Bois de mer.

La mer, prodigue et généreuse, m’accorde des sculptures qu’elle réalise sur des pièces de construction navale, des bois de brise-lames et des bois relevés de l’économie conchylicole. Ce sont des bois qu’elle travaille longuement dans ses flux et ressacs. Ils apparaissent comme des sculptures naturelles humbles dans leur émergence première : elles sont grises, ternes, criblées, exténuées.
Sous cet habillement de bure, le bois révèle de belles qualités préservées et même améliorées par les minéralisations (salines, siliceuses, etc.) et par les oxydations ferreuses qui, ça et là, ont déposé leurs lavis d’encre.

L’opposition entre la surface humble et obscure, œuvre des flux et des sables et celle que l’outil met au jour, lisse, lumineuse, chaudement colorée, m’a particulièrement intéressé. Mon souci reste présent de travailler au cœur de ce contraste des surfaces infiniment rudes, infiniment satinées.

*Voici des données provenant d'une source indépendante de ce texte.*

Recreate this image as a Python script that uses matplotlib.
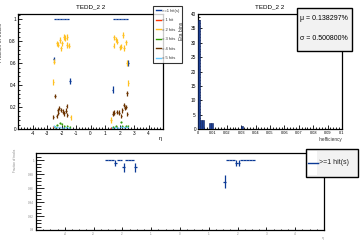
import numpy as np
import matplotlib
matplotlib.use("Agg")
import matplotlib.pyplot as plt
from matplotlib.lines import Line2D
from matplotlib.patches import Rectangle
from matplotlib.ticker import MultipleLocator, FuncFormatter

plt.rcParams['font.family'] = ['Liberation Sans', 'DejaVu Sans']

# ---- top left: fraction of tracks vs eta, by number of hits ----
eta_ge1 = [-2.55, -2.45, -2.35, -2.25, -2.15, -2.05, -1.95, -1.85, -1.75, -1.65, -1.55, -1.42,
           1.52, 1.62, 1.72, 1.82, 1.92, 2.02, 2.12, 2.22, 2.32, 2.42, 2.52, 2.61]
frac_ge1 = [0.64, 1, 1, 1, 1, 1, 1, 1, 1, 1, 1, 0.44,
            0.36, 1, 1, 1, 1, 1, 1, 1, 1, 1, 1, 0.60]
err_ge1 = [0.02, 0, 0, 0, 0, 0, 0, 0, 0, 0, 0, 0.026,
           0.03, 0, 0, 0, 0, 0, 0, 0, 0, 0, 0, 0.025]

eta_1 = [-2.57, 1.40]
frac_1 = [0.02, 0.005]

eta_2 = [-2.56, -2.53, -2.30, -2.23, -2.12, -2.05, -1.96, -1.84, -1.77, -1.63, -1.59, -1.47, -1.38,
         1.41, 1.59, 1.63, 1.75, 1.82, 2.04, 2.13, 2.24, 2.31, 2.43, 2.49, 2.61]
frac_2 = [0.43, 0.615, 0.78, 0.77, 0.81, 0.735, 0.78, 0.84, 0.83, 0.765, 0.84, 0.76, 0.107,
          0.08, 0.76, 0.836, 0.818, 0.797, 0.745, 0.75, 0.858, 0.74, 0.79, 0.60, 0.42]

eta_3 = [-2.45, -2.30, -2.10, -2.00, -1.80, -1.60, -1.45, 1.55, 1.75, 2.09, 2.20, 2.43, 2.55]
frac_3 = [0.015, 0.04, 0.052, 0.045, 0.03, 0.03, 0.02, 0.015, 0.027, 0.061, 0.027, 0.03, 0.03]

eta_4 = [-2.56, -2.45, -2.33, -2.27, -2.22, -2.15, -2.04, -1.93, -1.81, -1.70, -1.65, -1.59,
         1.55, 1.63, 1.81, 1.97, 2.13, 2.20, 2.32, 2.36, 2.43, 2.50, 2.54]
frac_4 = [0.107, 0.30, 0.118, 0.173, 0.149, 0.19, 0.173, 0.158, 0.143, 0.167, 0.212, 0.128,
          0.14, 0.149, 0.155, 0.15, 0.118, 0.17, 0.22, 0.19, 0.20, 0.325, 0.137]

eta_5 = [-2.55, -2.45, -2.30, -2.10, -1.90, -1.70, -1.50, 1.50, 1.70, 1.90, 2.10, 2.30, 2.50]
frac_5 = [0.03, 0.02, 0.015, 0.015, 0.01, 0.015, 0.01, 0.01, 0.015, 0.01, 0.02, 0.015, 0.02]

legend_labels = ['>=1 hit(s)', '= 1 hit', '= 2 hits', '= 3 hits', '= 4 hits', '= 5 hits']

# ---- top right: inefficiency distribution over eta bins ----
ineff_lo = [0.0000, 0.0015, 0.0030, 0.0075, 0.0090, 0.0300]
ineff_count = [38, 3, 3, 2, 2, 1]
mean_txt = '\u03bc = 0.138297%'
sigma_txt = '\u03c3 = 0.500800%'

# ---- bottom: >=1 hit fraction, zoomed ----
eta_b = [-2.55, -2.45, -2.35, -2.25, -2.15, -2.05, -1.95, -1.85, -1.75, -1.65, -1.55,
         1.55, 1.65, 1.75, 1.85, 1.95, 2.05, 2.15, 2.25, 2.35, 2.45, 2.55]
frac_b = [1, 1, 1, 0.996, 1, 1, 0.9896, 1, 1, 1, 0.9896,
          0.969, 1, 1, 1, 0.996, 0.996, 1, 1, 1, 1, 1]
err_b = [0, 0, 0, 0.004, 0, 0, 0.006, 0, 0, 0, 0.006,
         0.0095, 0, 0, 0, 0.004, 0.004, 0, 0, 0, 0, 0]

colors = ['#0b3a96', '#ff3300', '#ffc020', '#2f9a00', '#6b3300', '#66c8ff']

fig = plt.figure(figsize=(3.6, 2.4), dpi=100)

def style_axis(ax, lw=0.9):
    for s in ax.spines.values():
        s.set_linewidth(lw)
    ax.tick_params(which='both', direction='in', top=False, right=False, width=0.6,
                   labelsize=3.4, pad=1.5)

# hide the labels at the very ends of the eta axis
eta_fmt = FuncFormatter(lambda v, p: '' if abs(v) > 4.5 else '%g' % v)
num_fmt = FuncFormatter(lambda v, p: '%g' % round(v, 6))

# top left
ax1 = fig.add_axes([0.05, 0.4625, 0.403, 0.479])
series = [(eta_ge1, frac_ge1, err_ge1), (eta_1, frac_1, 0.005), (eta_2, frac_2, 0.025),
          (eta_3, frac_3, 0.01), (eta_4, frac_4, 0.02), (eta_5, frac_5, 0.006)]
for (x, y, e), c in zip(series, colors):
    ax1.errorbar(x, y, yerr=e, xerr=0.05, fmt='none', ecolor=c, elinewidth=0.9, capsize=0)
ax1.set_xlim(-5, 5)
ax1.set_ylim(0, 1.048)
style_axis(ax1)
ax1.xaxis.set_major_locator(MultipleLocator(1))
ax1.xaxis.set_minor_locator(MultipleLocator(0.2))
ax1.yaxis.set_major_locator(MultipleLocator(0.2))
ax1.yaxis.set_minor_locator(MultipleLocator(0.04))
ax1.xaxis.set_major_formatter(eta_fmt)
ax1.yaxis.set_major_formatter(num_fmt)
ax1.tick_params(which='major', length=3)
ax1.tick_params(which='minor', length=1.6)
ax1.set_title('TEDD_2 2', fontsize=4.5, pad=4)
ax1.set_ylabel('Fraction of tracks', fontsize=3.6, color='#333333')
ax1.yaxis.set_label_coords(-0.1, 0.75)
ax1.set_xlabel('\u03b7', fontsize=4)
ax1.xaxis.set_label_coords(0.98, -0.06)
handles = [Line2D([], [], color=c, lw=1) for c in colors]
leg = ax1.legend(handles, legend_labels, loc='upper left', bbox_to_anchor=(153 / 360, 1 - 6 / 240),
                 bbox_transform=fig.transFigure, fontsize=3.0, handlelength=1.2, handletextpad=0.3,
                 borderpad=0.7, labelspacing=1.3, frameon=True, fancybox=False, borderaxespad=0)
leg.get_frame().set_edgecolor('black')
leg.get_frame().set_linewidth(0.8)
for t in leg.get_texts():
    t.set_color('#333333')

# top right
ax2 = fig.add_axes([0.55, 0.4625, 0.4, 0.479])
ax2.bar(ineff_lo, ineff_count, width=0.0015, align='edge', color='#1c3f94',
        edgecolor='#0a1f5c', linewidth=0.4, zorder=3)
ax2.set_xlim(0, 0.1)
ax2.set_ylim(0, 40)
style_axis(ax2)
ax2.xaxis.set_major_locator(MultipleLocator(0.01))
ax2.xaxis.set_minor_locator(MultipleLocator(0.002))
ax2.yaxis.set_major_locator(MultipleLocator(5))
ax2.yaxis.set_minor_locator(MultipleLocator(1))
ax2.xaxis.set_major_formatter(num_fmt)
ax2.tick_params(which='major', length=3)
ax2.tick_params(which='minor', length=1.6)
ax2.tick_params(axis='x', labelsize=2.8)
ax2.set_title('TEDD_2 2', fontsize=4.5, pad=4)
ax2.set_ylabel('Eta bins', fontsize=3.6, color='#333333')
ax2.yaxis.set_label_coords(-0.1, 0.85)
ax2.set_xlabel('Inefficiency', fontsize=3.4, color='#333333', ha='right')
ax2.xaxis.set_label_coords(1.0, -0.07)
fig.patches.append(Rectangle((297 / 360, 1 - 51 / 240), 55 / 360, 43 / 240, transform=fig.transFigure,
                             facecolor='#f2f2f2', edgecolor='black', linewidth=1.0, zorder=5))
fig.text(300 / 360, 1 - 19 / 240, mean_txt, fontsize=5, va='center', zorder=6)
fig.text(300 / 360, 1 - 38 / 240, sigma_txt, fontsize=5, va='center', zorder=6)

# bottom
ax3 = fig.add_axes([0.1, 0.0417, 0.8, 0.32])
ax3.errorbar(eta_b, frac_b, yerr=err_b, xerr=0.05, fmt='none', ecolor=colors[0],
             elinewidth=0.9, capsize=0)
ax3.set_xlim(-5, 5)
ax3.set_ylim(0.9, 1.01)
style_axis(ax3)
ax3.xaxis.set_major_locator(MultipleLocator(1))
ax3.xaxis.set_minor_locator(MultipleLocator(0.25))
ax3.yaxis.set_major_locator(MultipleLocator(0.02))
ax3.yaxis.set_minor_locator(MultipleLocator(0.005))
ax3.xaxis.set_major_formatter(eta_fmt)
ax3.yaxis.set_major_formatter(num_fmt)
ax3.tick_params(axis='y', which='major', length=6)
ax3.tick_params(axis='y', which='minor', length=3.5)
ax3.tick_params(axis='x', which='major', length=2)
ax3.tick_params(axis='x', which='minor', length=1)
ax3.tick_params(labelsize=2.2, labelcolor='#888888')
ax3.set_ylabel('Fraction of tracks', fontsize=2.2, color='#888888')
ax3.yaxis.set_label_coords(-0.065, 0.9)
ax3.set_xlabel('\u03b7', fontsize=2.5, color='#888888')
ax3.xaxis.set_label_coords(0.995, -0.08)
fig.patches.append(Rectangle((306 / 360, 1 - 177 / 240), 52 / 360, 28 / 240, transform=fig.transFigure,
                             facecolor='#f2f2f2', edgecolor='black', linewidth=1.0, zorder=5))
fig.patches.append(Rectangle((308 / 360, 1 - 175 / 240), 9 / 360, 24 / 240, transform=fig.transFigure,
                             facecolor='white', edgecolor='none', zorder=6))
fig.lines.append(Line2D([308 / 360, 318 / 360], [1 - 163 / 240, 1 - 163 / 240], transform=fig.transFigure,
                        color=colors[0], lw=1.0, zorder=7))
fig.text(319 / 360, 1 - 163 / 240, '>=1 hit(s)', fontsize=5, va='center', color='#222222', zorder=7)

fig.savefig('out.png', dpi=100)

Par ailleurs, les ressources de ces bois n’ont pas grand chose à voir avec celles qu’offre au sculpteur le choix d’un matériau en masse : le bloc. Chacun d’eux porte une forme native héritée de son séjour sous marin. Cette forme originelle sollicite une lecture. Lire le bois, c’est saisir comment les courbures évidentes ou discrètes, la répartition des masses, les oscillations autour de points d’équilibre sollicitent le regard et se traduisent dans la sensibilité du corps propre,  comme si le lexique et la syntaxe permettant la lecture étaient retrouvés dans les archives du corps. Du coup, la vocation de ces œuvres serait-elle de mettre en relation l’évidence de la sculpture comme objet visible avec la sensibilité corporelle qu’elles auraient le pouvoir d’éveiller ? En d’autres termes, que la lecture de l’un trouve un lien avec l’animation secrète du corps de l’autre.